DACR.USER ("uaccess allowed") is switched to "disabled" state before
we reach C code and restored on return from kernel.

	The costs are interesting; setting the register is costly, in
the same manner STAC/CLAC is.  Reading it... hell knows; I don't see any
explicit information about that.  As it is, both set_fs() and starting
uaccess block (uaccess_save_and_enable() - the thing that would've
gone into user_access_begin()) do both read and write to register; with
minimal massage we could get rid of reading the damn thing in set_fs().
user_access_end() candidate does a plain write to register, with value
kept around since the beginning of uaccess block.

	*IF* read from that register is cheap, we can trivially get rid
of passing the cookie there - it's a matter of reading the register
and clearing one bit in it before writing it back.  If that is costly,
though...  We can easily calculate it from ->addr_limit, which we already
have in cache at that point, or will need shortly anyway.  In that
case it would probably make sense to do the same to user_access_begin()
and set_fs().  Note that I'm not suggesting to do anything of that sort
in switch_to() - existing mechanism doesn't need any changes, and neither
does the asm glue in entry*.S.

	The only source I'd been able to find speeks of >= 60 cycles
(and possibly much more) for non-pipelined coprocessor instructions;
the list of such does contain loads and stores to a bunch of registers.
However, the register in question (p15/c3) has only store mentioned there,
so loads might be cheap; no obvious reasons for those to be slow.
That's a question to arm folks, I'm afraid...  rmk?

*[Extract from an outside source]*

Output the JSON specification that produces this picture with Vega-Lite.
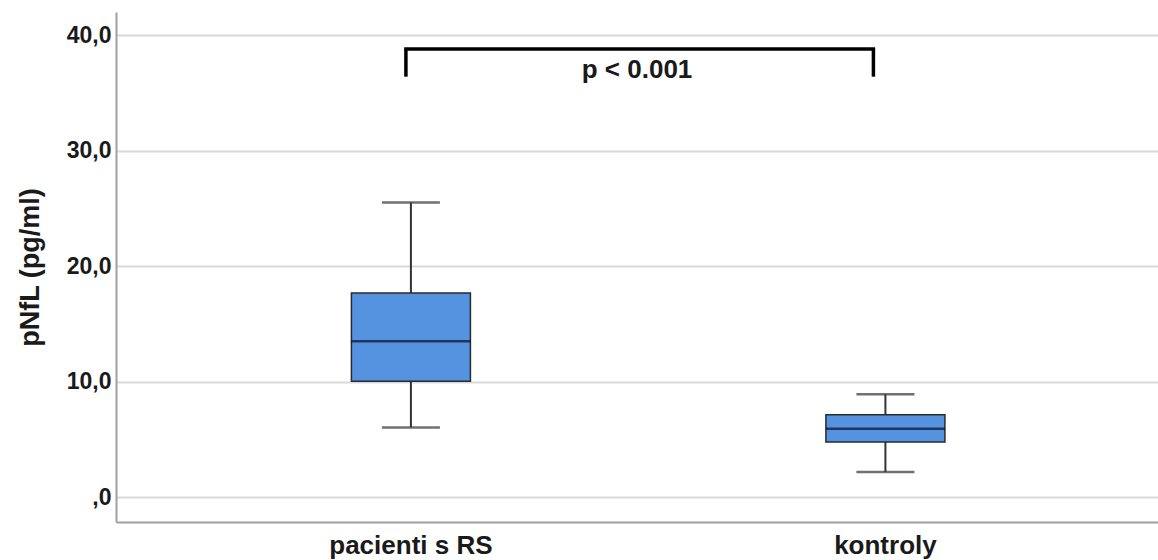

	Note that we can keep the current variant (i.e.
user_access_begin() being just the check for access_ok(), user_access_end()
being empty and uaccess_save_and_enable()/uaccess_restore() done manually
inside the primitives); after all, a lot of architectures don't _have_
anything of that sort.  It's just that decisions regarding the calling
conventions for these primitives will be much harder to change later on...

	Again, arm (32bit one) is the only architectures that has something
of that sort and needs to pass cookie from beginning to the end of uaccess
blocks.  Everything else splits into several classes:

1) has MMU, shared address space for kernel/userland, no stac analogues.
        alpha, arc, csky, hexagon, itanic, nds32, nios32, openrisc, sh,
        sparc32, unicore32, xtensa/MMU, microblaze/MMU, mips/MMU,
        m68k/MMU/COLDFIRE.
No way to do anything other than plain access_ok() for user_access_begin().

2) has MMU, shared address space for kernel/userland, has stac analogue,
possibly with separate "for read" and "for write" variants.  Can live
without passing any cookies.
        arm64, powerpc, riscv, x86
Current variant with changes in this patchset covers those.

3) non-MMU, uses memcpy() for everything, or at least ought to:
        c6x, h8300, m68k/!MMU, xtensa/!MMU(?), microblaze/!MMU(?), mips/!MMU(?),
        arm/!MMU
No memory protection of any sort...

4) sparc-like: MMU, separate address spaces for userland and kernel,
has explicit insns for uaccess + some register(s) to choose what those
insns actually hit.
        sparc64, parisc, m68k/MMU/!COLDFIRE
No stac/clac analogue would make sense.

5) s390: weird one - there is an stac analogue as far the hardware is
        concerned, but it can't be separated from inline asm where
        actual uaccess insns are.  From the kernel POV it's sparc-like.
Nothing that would reasonably map to user_access_begin/user_access_end

6) um: no uaccess, in a sense of dereferencing non-kernel pointers.  What
it does is simulation of page table walk + explicit call of #PF handler
on missing pages + kmap_atomic() to get a kernel alias.